Marka şimdi İngiltere Harrods’ta satılıyor. Yakında Beyrut’ta ve 2012’de Paris ya da Londra’da mağazaları açılacak. Türkiye’de Beymen, Harvey Nichols, Makro ve yakında D&R mağazalarında ulaşmak mümkün. Bir de internet siteleri var. Adresi selamliqueturkishcoffee.com. Sitenin açılışındaki tanıtımda Selma Ergenç oynuyor. Müziklerde Mercan Dede imzası var. Bu siteden de online alışveriş yapmanız mümkün.
İLK TADIMDA MASADAN KALKAMAYACAKTIK
Caroline Koç babasının hiç kahve içmediğini ama annesinin Türk kahvesine çok meraklı olduğunu söylüyor: “Banu’nun ailesiyse kahveyi çok sever. Biz de kahve içmeyi çok seviyoruz. Özellikle tarçınlısı favorimiz. Sık sık kahve içiyoruz ama kafein oranı az olduğu için uykumuzu açmıyor. İlk tadım günümüzü hatırlıyorum. İzmir’e gittik. O kadar çok kahve içtik ki, neredeyse masadan kalkamayacaktık. Perişan olmuştuk.”

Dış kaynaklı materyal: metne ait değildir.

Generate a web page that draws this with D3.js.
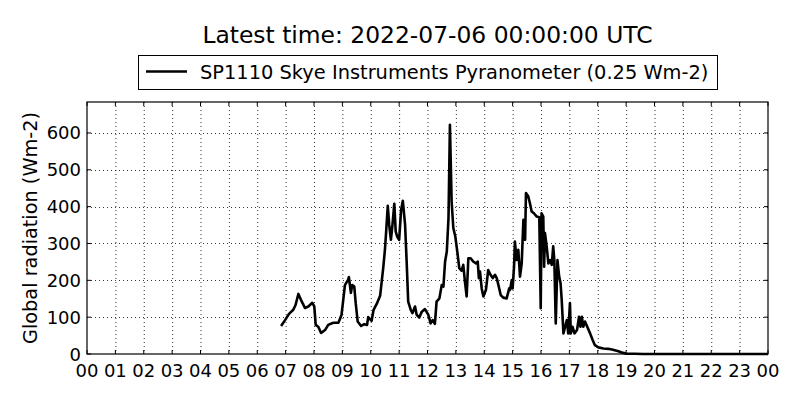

TEK BAŞINA YAŞAYANLARA TEK İÇİMLİK KAHVELER
Selamlique markasında çikolatalıdan tarçınlıya kadar altı çeşit kahve var. Caroline Koç her şeyin keyif verme mantığından yola çıktığını söylüyor “Türk kahvesini gençlere sevdirmek istedik. Bu yüzden Ege ve Akdeniz’den yeni tatlar eklemeye karar verdik. Tasarıma çok önem verdiğimiz için kahvelerimizi çok güzel giydirdik. Standartını bozmayacak ve tazeliğini koruyacak boyutları seçtik. Kutuların yanı sıra, yalnız yaşayanlar için tek pişirimlik paketler hazırladık. Az, orta ve çok şekerli gibi bölümler yaptık. Kahvemizin bir iddiası da kafein oranın düşük olması ve birkaç tane içilse de rahatsızlık vermemesi.”
SESSİZ ORTAK MUSTAFA KOÇ
Caroline Koç, İzmir’in önemli levanten ailelerinden Giraud’ların kızı olarak doğdu. Ailesi 1700’lerin sonunda pamuk, yün ve iplik işine girdiği için, Caroline Koç kumaşların içinde büyüdü. Tekstilin her türlü evresinde bulundu. En büyük isteği tekstil üzerine bir marka kurmaktı. Ailesinin de fikrini alarak Boston’da işletme okudu. Kayınpederi Rahmi Koç’un ilkini Hisar’da açtığı İngiliz tarzında kıyafetler satan erkek giyim mağazası Edwards’ın beş yıl işletmeciliğini yaptı. Ardından, kapalı alanlarda oyun parkları olarak yarattığı ‘Play Barn’lar kış günlerinde de çocuklara eğlence vaat etti. Dört seneden sonra en büyük hayali olan tekstil markasını kurdu.
Geçmişte ağabeyi Frederic Graud ile çalışan Banu Yentür ile birbirlerini o kadar çok sevdiler ki, sonunda ortak oldular. Yentür güzel sanatlar tekstil tasarımı mezunu, iş hayatına modayla başladı. İkilinin birlikteliği Haremlique markasının doğuşunu hızlandırdı. Bir de sessiz ortakları var: Caroline Koç’un eşi Mustafa Koç. “Çok destek oluyor ama bütün işleri bize bırakmış durumda” diyor Caroline Koç.
CİNSİYETSİZ MARKAYIZ
Markanın logosunda markaya maskülen bir hava katan kavuk var. Banu Yentür bu sayede cinsiyetsiz bir marka olduklarını anlatıyor: “Ev tekstil markasıyla tanındık. Ev tekstili denince akla direk kadınlar geliyor. Bu yüzden erkeklere bir gönderme yapmak istedik.”